Only the lines from the top of the listing below to the line that has "(0,0) rectangle (1078,480);" should be echoed, with both ends kept and pictures left out.

=-=-=-=-=

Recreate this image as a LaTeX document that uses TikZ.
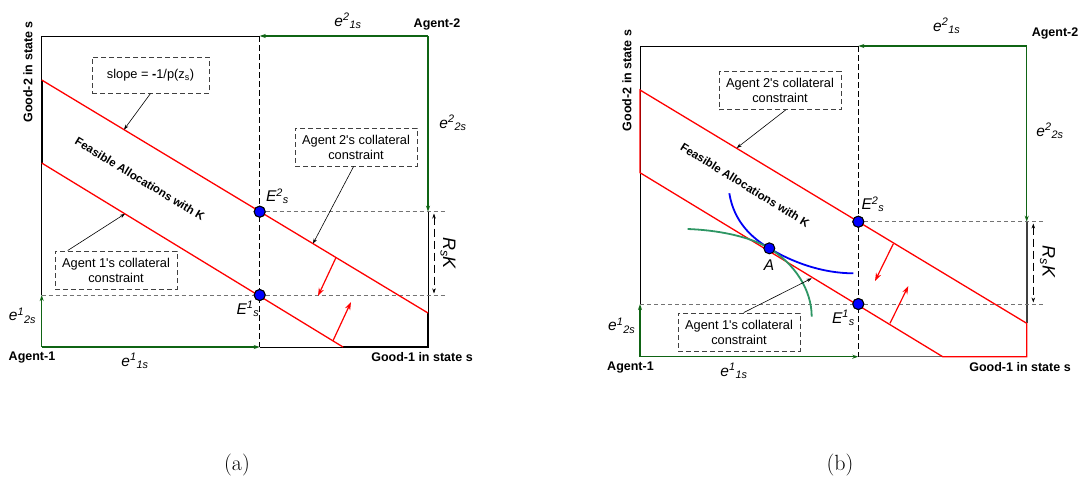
\documentclass[tikz,border=0pt]{standalone}
\usepackage{fontspec}
\newfontfamily\arialf{Liberation Sans}
\usetikzlibrary{arrows.meta,positioning}
\definecolor{redline}{RGB}{255,0,0}
\definecolor{greenedge}{RGB}{15,100,20}
\definecolor{greencurve}{RGB}{46,150,100}
\definecolor{bluecurve}{RGB}{0,0,245}
\newcommand{\supsub}[3]{#1\textsuperscript{#2}\textsubscript{#3}}

\tikzset{
  dashbox/.style={draw=black!75, dash pattern=on 5pt off 3pt, line width=1pt,
    minimum width=122pt, minimum height=38pt, inner sep=2pt, align=center,
    font=\arialf\fontsize{12.8}{15}\selectfont},
  leader/.style={-{Stealth[length=5pt,width=3.5pt]}, black, line width=0.6pt},
  moveline/.style={-{Stealth[length=8pt,width=5.5pt]}, redline, line width=1.2pt},
  endow/.style={-{Stealth[length=6pt,width=4pt]}, greenedge, line width=1.3pt},
  budget/.style={redline, line width=1.3pt},
  guide/.style={black!55, dash pattern=on 4pt off 3pt, line width=0.7pt},
  split/.style={black, dash pattern=on 6pt off 3pt, line width=0.9pt},
  frame/.style={black, line width=1pt},
  dimline/.style={{Stealth[length=5pt,width=3.5pt]}-{Stealth[length=5pt,width=3.5pt]}, black, dash pattern=on 8pt off 4pt, line width=0.7pt},
  dot/.style={circle, fill=blue, draw=black, line width=1pt, inner sep=0pt, minimum size=11pt},
  sym/.style={font=\arialf\itshape\fontsize{15.5}{17}\selectfont, inner sep=0pt},
  bigsym/.style={font=\arialf\itshape\fontsize{18}{20}\selectfont, inner sep=0pt},
  agent/.style={font=\arialf\bfseries\fontsize{12.5}{14}\selectfont, inner sep=0pt},
  feas/.style={font=\arialf\bfseries\fontsize{11.5}{13}\selectfont, inner sep=0pt},
  capt/.style={font=\fontsize{22}{26}\selectfont, inner sep=0pt}
}

\begin{document}
\begin{tikzpicture}[x=1pt,y=-1pt]
\useasboundingbox (0,0) rectangle (1078,480);

% ---------------- panel (a) ----------------
\coordinate (a-nw) at (41.7,36);
\coordinate (a-ne) at (428,36);
\coordinate (a-sw) at (41.7,347);
\coordinate (a-se) at (428,347);
\coordinate (a-mt) at (259.7,36);
\coordinate (a-mb) at (259.7,347);
\coordinate (a-l1) at (41.7,295);
\coordinate (a-r2) at (428,211.7);
\coordinate (a-u1) at (41.7,80);
\coordinate (a-u2) at (428,313);
\coordinate (a-d1) at (41.7,163);
\coordinate (a-d2) at (343,347);
\coordinate (a-g1) at (447,295);
\coordinate (a-g2) at (447,211.7);

% box edges
\draw[frame] (a-nw) -- (a-mt);
\draw[frame] (a-nw) -- (a-l1);
\draw[frame] (a-mb) -- (a-se) -- (a-r2);
\draw[black, line width=2pt] (a-u1) -- (a-d1);
\draw[black, line width=2pt] (a-d2) -- (a-se) -- (a-u2);
\draw[endow] (a-sw) -- (a-mb);
\draw[endow] (a-sw) -- (a-l1);
\draw[endow] (a-ne) -- (a-mt);
\draw[endow] (a-ne) -- (a-r2);

% dashed guides
\draw[split] (a-mt) -- (a-mb);
\node[dot] (a-E2) at (259.7,211.7) {};
\node[dot] (a-E1) at (259.7,295) {};
\draw[guide] (a-E2) -- (a-g2);
\draw[guide] (a-l1) -- (a-E1) -- (a-g1);

% budget lines
\draw[budget] (a-u1) -- (a-u2);
\draw[budget] (a-d1) -- (a-d2);
\node[dot] at (a-E2) {};
\node[dot] at (a-E1) {};

% shifts
\coordinate (a-s1) at (336,257.5);
\coordinate (a-s2) at (318,296);
\coordinate (a-s3) at (333,340.7);
\coordinate (a-s4) at (351,302);
\draw[moveline] (a-s1) -- (a-s2);
\draw[moveline] (a-s3) -- (a-s4);

% R_s K
\coordinate (a-k1) at (434,213.5);
\coordinate (a-k2) at (434,293.5);
\draw[dimline] (a-k1) -- (a-k2);
\node[bigsym, rotate=-90] (a-rk) at (448,253) {R\textsubscript{s}K};

% notes
\node[dashbox, minimum width=117pt, minimum height=36pt] (a-slope) at (150.5,75) {slope = \textbf{-}1/p(z\textsubscript{s})};
\node[dashbox] (a-c2) at (356,147) {Agent 2\textquotesingle s collateral\\constraint};
\node[dashbox] (a-c1) at (116,270) {Agent 1\textquotesingle s collateral\\constraint};
\coordinate (a-t0) at (124,129.6);
\coordinate (a-t2) at (313,243.6);
\coordinate (a-t1) at (125,213.8);
\draw[leader] (a-slope.south) -- (a-t0);
\draw[leader] (a-c2.-97) -- (a-t2);
\draw[leader] (a-c1.158) -- (a-t1);

\node[feas, rotate=-31.2] (a-feas) at (140,179) {Feasible Allocations with K};

% labels
\node[sym] (a-e21) at (348,21) {\supsub{e}{2}{1s}};
\node[agent] (a-ag2) at (437,24) {Agent-2};
\node[sym] (a-e22) at (453,123) {\supsub{e}{2}{2s}};
\node[agent, rotate=90] (a-good2) at (28,72) {Good-2 in state s};
\node[sym] (a-lE2) at (277.5,196) {\supsub{E}{2}{s}};
\node[sym] (a-lE1) at (248,309) {\supsub{E}{1}{s}};
\node[sym] (a-e12) at (22.5,316) {\supsub{e}{1}{2s}};
\node[agent] (a-ag1) at (32,358) {Agent-1};
\node[sym] (a-e11) at (135,361) {\supsub{e}{1}{1s}};
\node[agent] (a-good1) at (422,357) {Good-1 in state s};
\node[capt] (a-cap) at (237,465) {(a)};

% ---------------- panel (b) ----------------
\coordinate (b-nw) at (640,46);
\coordinate (b-ne) at (1026.7,46);
\coordinate (b-sw) at (640,356.7);
\coordinate (b-se) at (1026.7,356.7);
\coordinate (b-mt) at (858.3,46);
\coordinate (b-mb) at (858.3,356.7);
\coordinate (b-l1) at (640,304);
\coordinate (b-r2) at (1026.7,221.7);
\coordinate (b-u1) at (640,90);
\coordinate (b-u2) at (1026.7,323.3);
\coordinate (b-d1) at (640,172.7);
\coordinate (b-d2) at (942.7,356.7);
\coordinate (b-g1) at (1045,304);
\coordinate (b-g2) at (1045,221.7);

% box edges
\draw[frame] (b-nw) -- (b-mt);
\draw[frame] (b-nw) -- (b-l1);
\draw[frame, black!60] (b-mb) -- (b-d2);
\draw[black!75, line width=2pt] (b-r2) -- (b-u2);
\draw[endow] (b-sw) -- (b-mb);
\draw[endow] (b-sw) -- (b-l1);
\draw[endow] (b-ne) -- (b-mt);
\draw[endow] (b-ne) -- (b-r2);

% dashed guides
\draw[split] (b-mt) -- (b-mb);
\node[dot] (b-E2) at (858.3,221.7) {};
\node[dot] (b-E1) at (858.3,304) {};
\draw[guide] (b-E2) -- (b-g2);
\draw[guide] (b-l1) -- (b-E1) -- (b-g1);

% feasible set
\draw[budget] (b-u1) -- (b-u2) -- (b-se) -- (b-d2) -- (b-d1) -- cycle;
\node[dot] at (b-E2) {};
\node[dot] at (b-E1) {};

% indifference curves
\coordinate (b-A) at (769.3,248.3);
\draw[bluecurve, line width=1.8pt] (729.3,193.3) .. controls (734,222) and (752,238) .. (b-A)
  .. controls (792,262) and (822,273.3) .. (853.3,273.3);
\draw[greencurve, line width=1.8pt] (687.7,229) .. controls (715,230) and (748,235.5) .. (b-A)
  .. controls (795,264) and (811.7,290) .. (811.7,316.7);
\node[dot] (b-Adot) at (b-A) {};

% shifts
\coordinate (b-s1) at (893.3,243.8);
\coordinate (b-s2) at (875,281);
\coordinate (b-s3) at (890,323.3);
\coordinate (b-s4) at (908.3,286);
\draw[moveline] (b-s1) -- (b-s2);
\draw[moveline] (b-s3) -- (b-s4);

% R_s K
\coordinate (b-k1) at (1033.3,223.5);
\coordinate (b-k2) at (1033.3,302.5);
\draw[dimline] (b-k1) -- (b-k2);
\node[bigsym, rotate=-90] (b-rk) at (1047.5,261.5) {R\textsubscript{s}K};

% notes
\node[dashbox] (b-c2) at (780,90.5) {Agent 2\textquotesingle s collateral\\constraint};
\node[dashbox] (b-c1) at (739,332) {Agent 1\textquotesingle s collateral\\constraint};
\coordinate (b-t2) at (736.7,148);
\coordinate (b-t1) at (811.7,278.3);
\draw[leader] (b-c2.-74) -- (b-t2);
\draw[leader] (b-c1.76) -- (b-t1);

\node[feas, rotate=-31.7] (b-feas) at (745,185) {Feasible Allocations with K};

% labels
\node[sym] (b-e21) at (946.7,26) {\supsub{e}{2}{1s}};
\node[agent] (b-ag2) at (1055,33) {Agent-2};
\node[sym] (b-e22) at (1050,131) {\supsub{e}{2}{2s}};
\node[agent, rotate=90] (b-good2) at (627,80.5) {Good-2 in state s};
\node[sym] (b-lE2) at (873,204) {\supsub{E}{2}{s}};
\node[sym] (b-lE1) at (843.5,318) {\supsub{E}{1}{s}};
\node[sym] (b-lA) at (769,265) {A};
\node[sym] (b-e12) at (621.7,326) {\supsub{e}{1}{2s}};
\node[agent] (b-ag1) at (630.5,367.5) {Agent-1};
\node[sym] (b-e11) at (734,371) {\supsub{e}{1}{1s}};
\node[agent] (b-good1) at (1020,367) {Good-1 in state s};
\node[capt] (b-cap) at (840,465) {(b)};
\end{tikzpicture}
\end{document}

=-=-=-=-=

### Solution for this exercise
Recreate this image as a LaTeX document that uses TikZ.
\documentclass[tikz,border=0pt]{standalone}
\usepackage{fontspec}
\newfontfamily\arialf{Liberation Sans}
\usetikzlibrary{arrows.meta,positioning}
\definecolor{redline}{RGB}{255,0,0}
\definecolor{greenedge}{RGB}{15,100,20}
\definecolor{greencurve}{RGB}{46,150,100}
\definecolor{bluecurve}{RGB}{0,0,245}
\newcommand{\supsub}[3]{#1\textsuperscript{#2}\textsubscript{#3}}

\tikzset{
  dashbox/.style={draw=black!75, dash pattern=on 5pt off 3pt, line width=1pt,
    minimum width=122pt, minimum height=38pt, inner sep=2pt, align=center,
    font=\arialf\fontsize{12.8}{15}\selectfont},
  leader/.style={-{Stealth[length=5pt,width=3.5pt]}, black, line width=0.6pt},
  moveline/.style={-{Stealth[length=8pt,width=5.5pt]}, redline, line width=1.2pt},
  endow/.style={-{Stealth[length=6pt,width=4pt]}, greenedge, line width=1.3pt},
  budget/.style={redline, line width=1.3pt},
  guide/.style={black!55, dash pattern=on 4pt off 3pt, line width=0.7pt},
  split/.style={black, dash pattern=on 6pt off 3pt, line width=0.9pt},
  frame/.style={black, line width=1pt},
  dimline/.style={{Stealth[length=5pt,width=3.5pt]}-{Stealth[length=5pt,width=3.5pt]}, black, dash pattern=on 8pt off 4pt, line width=0.7pt},
  dot/.style={circle, fill=blue, draw=black, line width=1pt, inner sep=0pt, minimum size=11pt},
  sym/.style={font=\arialf\itshape\fontsize{15.5}{17}\selectfont, inner sep=0pt},
  bigsym/.style={font=\arialf\itshape\fontsize{18}{20}\selectfont, inner sep=0pt},
  agent/.style={font=\arialf\bfseries\fontsize{12.5}{14}\selectfont, inner sep=0pt},
  feas/.style={font=\arialf\bfseries\fontsize{11.5}{13}\selectfont, inner sep=0pt},
  capt/.style={font=\fontsize{22}{26}\selectfont, inner sep=0pt}
}

\begin{document}
\begin{tikzpicture}[x=1pt,y=-1pt]
\useasboundingbox (0,0) rectangle (1078,480);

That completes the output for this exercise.